- _PROVIDED DATA_
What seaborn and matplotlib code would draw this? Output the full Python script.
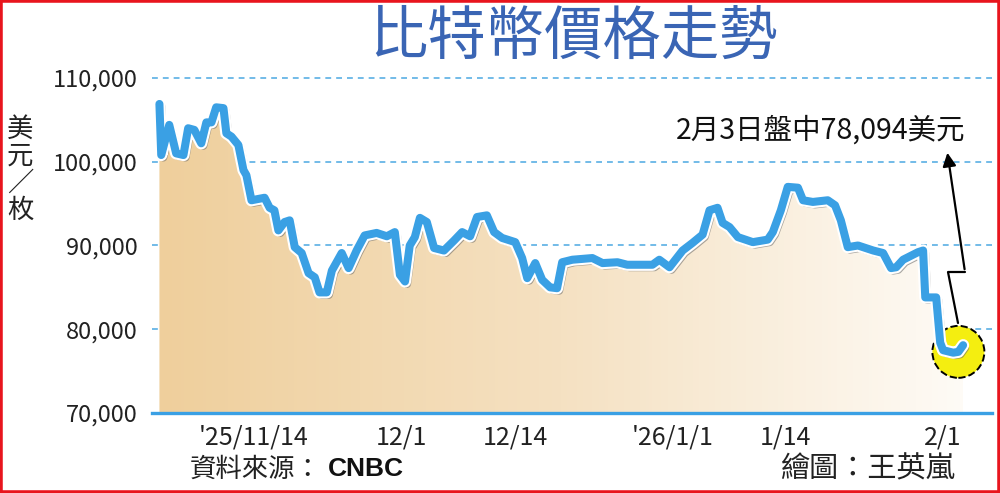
import numpy as np
import pandas as pd
import matplotlib
matplotlib.use("Agg")
import matplotlib.pyplot as plt
import matplotlib.dates as mdates
import matplotlib.patheffects as pe
from matplotlib.colors import LinearSegmentedColormap
from matplotlib.lines import Line2D
from matplotlib.patches import FancyArrowPatch, Rectangle
import seaborn as sns

# Bitcoin price (USD)
times = [
    "2025-11-03 06:00", "2025-11-03 11:00", "2025-11-04 09:00", "2025-11-05 04:00",
    "2025-11-06 00:00", "2025-11-06 13:00", "2025-11-07 06:00", "2025-11-08 01:00",
    "2025-11-08 15:00", "2025-11-09 05:00", "2025-11-09 18:00", "2025-11-10 14:00",
    "2025-11-10 22:00", "2025-11-11 12:00", "2025-11-12 07:00", "2025-11-12 21:00",
    "2025-11-13 05:00", "2025-11-13 19:00", "2025-11-15 07:00", "2025-11-15 21:00",
    "2025-11-16 10:00", "2025-11-16 21:00", "2025-11-17 14:00", "2025-11-18 04:00",
    "2025-11-18 18:00", "2025-11-19 13:00", "2025-11-20 08:00", "2025-11-21 01:00",
    "2025-11-21 14:00", "2025-11-22 10:00", "2025-11-23 00:00", "2025-11-24 03:00",
    "2025-11-24 22:00", "2025-11-25 20:00", "2025-11-26 18:00", "2025-11-28 03:00",
    "2025-11-29 07:00", "2025-11-30 05:00", "2025-11-30 19:00", "2025-12-01 09:00",
    "2025-12-01 22:00", "2025-12-02 12:00", "2025-12-03 02:00", "2025-12-03 21:00",
    "2025-12-04 17:00", "2025-12-05 20:00", "2025-12-07 00:00", "2025-12-07 22:00",
    "2025-12-08 20:00", "2025-12-09 15:00", "2025-12-10 18:00", "2025-12-11 14:00",
    "2025-12-12 12:00", "2025-12-14 00:00", "2025-12-14 19:00", "2025-12-15 09:00",
    "2025-12-16 07:00", "2025-12-17 02:00", "2025-12-18 00:00", "2025-12-18 19:00",
    "2025-12-19 09:00", "2025-12-20 13:00", "2025-12-22 20:00", "2025-12-24 00:00",
    "2025-12-25 17:00", "2025-12-26 20:00", "2025-12-29 17:00", "2025-12-30 12:00",
    "2025-12-31 16:00", "2026-01-02 04:00", "2026-01-03 07:00", "2026-01-04 11:00",
    "2026-01-05 06:00", "2026-01-06 04:00", "2026-01-06 18:00", "2026-01-07 13:00",
    "2026-01-08 12:00", "2026-01-10 05:00", "2026-01-11 22:00", "2026-01-12 12:00",
    "2026-01-13 10:00", "2026-01-14 05:00", "2026-01-15 09:00", "2026-01-15 23:00",
    "2026-01-17 02:00", "2026-01-18 19:00", "2026-01-19 15:00", "2026-01-20 07:00",
    "2026-01-21 02:00", "2026-01-22 06:00", "2026-01-24 00:00", "2026-01-25 03:00",
    "2026-01-26 01:00", "2026-01-26 15:00", "2026-01-27 10:00", "2026-01-29 03:00",
    "2026-01-29 17:00", "2026-01-29 23:00", "2026-01-31 05:00", "2026-01-31 16:00",
    "2026-02-01 00:00", "2026-02-02 04:00", "2026-02-02 18:00", "2026-02-03 07:00",
]
prices = [
    106900, 100800, 104400, 101000,
    100800, 104000, 103800, 102200,
    104700, 104700, 106500, 106400,
    103400, 103000, 102000, 99000,
    98400, 95400, 95700, 94500,
    94200, 91800, 92800, 93000,
    89800, 89100, 86700, 86200,
    84400, 84400, 87000, 89100,
    87300, 89400, 91200, 91500,
    91100, 91600, 86500, 85700,
    90000, 91000, 93300, 92800,
    89700, 89400, 90600, 91600,
    91100, 93400, 93600, 91600,
    90900, 90400, 88500, 86100,
    87900, 85900, 85000, 84900,
    88000, 88300, 88500, 87900,
    88000, 87700, 87700, 88300,
    87400, 89400, 90300, 91300,
    94200, 94500, 92700, 92200,
    91000, 90400, 90700, 91600,
    94200, 97000, 96900, 95400,
    95200, 95400, 94800, 93000,
    89800, 90000, 89400, 89100,
    87300, 87400, 88300, 89200,
    89400, 83800, 83800, 78400,
    77500, 77200, 77300, 78094,
]

tick_dates = ["2025-11-14", "2025-12-01", "2025-12-14", "2026-01-01", "2026-01-14", "2026-02-01"]
tick_labels = ["'25/11/14", "12/1", "12/14", "'26/1/1", "1/14", "2/1"]
y_ticks = [70000, 80000, 90000, 100000, 110000]

title = "比特幣價格走勢"
note = "2月3日盤中78,094美元"
source = "資料來源："
credit = "繪圖：王英嵐"

BLUE = "#3aa0e4"
GRID = "#5aafe4"

sns.set_style("white")
plt.rcParams["font.family"] = ["Noto Sans CJK TC", "DejaVu Sans"]

df = pd.DataFrame({"time": pd.to_datetime(times), "price": prices})
xnum = mdates.date2num(df["time"])

fig = plt.figure(figsize=(10, 4.93), dpi=100)
ax = fig.add_axes([0.152, 0.1623, 0.840, 0.6795])

# gradient area under the line
poly = ax.fill_between(df["time"], df["price"], y_ticks[0], facecolor="none", edgecolor="none")
cmap = LinearSegmentedColormap.from_list("fill", ["#efcf9c", "#f5e1c2", "#fefbf6"])
grad = np.linspace(0, 1, 256).reshape(1, -1)
im = ax.imshow(grad, extent=[xnum[0], xnum[-1], y_ticks[0], y_ticks[-1]],
               aspect="auto", cmap=cmap, origin="lower", zorder=1)
im.set_clip_path(poly.get_paths()[0], transform=ax.transData)

# highlight circle behind the last points
ax.scatter(df["time"].iloc[-2], df["price"].iloc[-2], s=1400, color="#f4ee10",
           edgecolors="black", linestyles="--", linewidths=1.4, zorder=2)

sns.lineplot(data=df, x="time", y="price", ax=ax, color=BLUE, linewidth=5.8, zorder=3)
ax.lines[-1].set_path_effects([
    pe.SimpleLineShadow(offset=(1.5, -1.8), shadow_color="#666666", alpha=0.55),
    pe.Stroke(linewidth=8.8, foreground="white"),
    pe.Normal(),
])

ax.set_ylim(y_ticks[0], y_ticks[-1])
start = mdates.date2num(pd.Timestamp("2025-11-03"))
ax.set_xlim(start - 0.6, start + 95.6)

ax.set_yticks(y_ticks)
ax.set_yticklabels([f"{v:,}" for v in y_ticks])
ax.set_xticks(pd.to_datetime(tick_dates))
ax.set_xticklabels(tick_labels)
ax.set_xlabel("")
ax.set_ylabel("")

for v in y_ticks[1:]:
    ax.axhline(v, color=GRID, lw=1.2, ls=(0, (3.5, 3)), zorder=0.5, clip_on=False)

for s in ["top", "right", "left"]:
    ax.spines[s].set_visible(False)
ax.spines["bottom"].set_color(BLUE)
ax.spines["bottom"].set_linewidth(2.4)
ax.spines["bottom"].set_zorder(4)

ax.tick_params(axis="y", length=5, width=1.3, color=GRID, pad=5.5, labelsize=17, labelcolor="#222222")
ax.tick_params(axis="x", length=5, width=1.5, color=BLUE, pad=3, labelsize=18, labelcolor="#222222")

# texts
fig.text(0.5735, 1 - 37 / 493, title, fontsize=42, fontweight="medium", color="#3a65b4",
         ha="center", va="center")
fig.text(0.020, 1 - 170 / 493, "美\n元\n／\n枚", fontsize=19, ha="center", va="center",
         linespacing=1.0, color="#222222")
fig.text(0.965, 1 - 131 / 493, note, fontsize=20.5, ha="right", va="center", color="#111111")
fig.text(0.190, 1 - 469 / 493, source, fontsize=19, ha="left", va="center", color="#222222")
fig.text(0.328, 1 - 469 / 493, "CNBC", fontsize=19, fontweight="bold", family="Liberation Sans",
         ha="left", va="center", color="#111111")
fig.text(0.955, 1 - 469 / 493, credit, fontsize=21, ha="right", va="center", color="#222222")

# callout arrow
def fp(x, y):
    return (x / 1000, 1 - y / 493)

pts = [fp(958, 323), fp(948, 272), fp(965, 272)]
fig.add_artist(Line2D([p[0] for p in pts], [p[1] for p in pts], color="black", lw=1.6,
                      transform=fig.transFigure))
fig.add_artist(FancyArrowPatch(fp(965, 272), fp(947, 150), arrowstyle="-|>", mutation_scale=20,
                               color="black", lw=1.6, transform=fig.transFigure))

# red frame
fig.add_artist(Rectangle((0, 0), 1, 1, transform=fig.transFigure, fill=False,
                         edgecolor="#e8151d", lw=4))

fig.savefig("out.png", dpi=100)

- _BRIEF_
Each line from the top of the material through the line containing "import seaborn as sns" should be reproduced exactly; please drop any images.

- _EXERCISE SOLUTION_
What seaborn and matplotlib code would draw this? Output the full Python script.
import numpy as np
import pandas as pd
import matplotlib
matplotlib.use("Agg")
import matplotlib.pyplot as plt
import matplotlib.dates as mdates
import matplotlib.patheffects as pe
from matplotlib.colors import LinearSegmentedColormap
from matplotlib.lines import Line2D
from matplotlib.patches import FancyArrowPatch, Rectangle
import seaborn as sns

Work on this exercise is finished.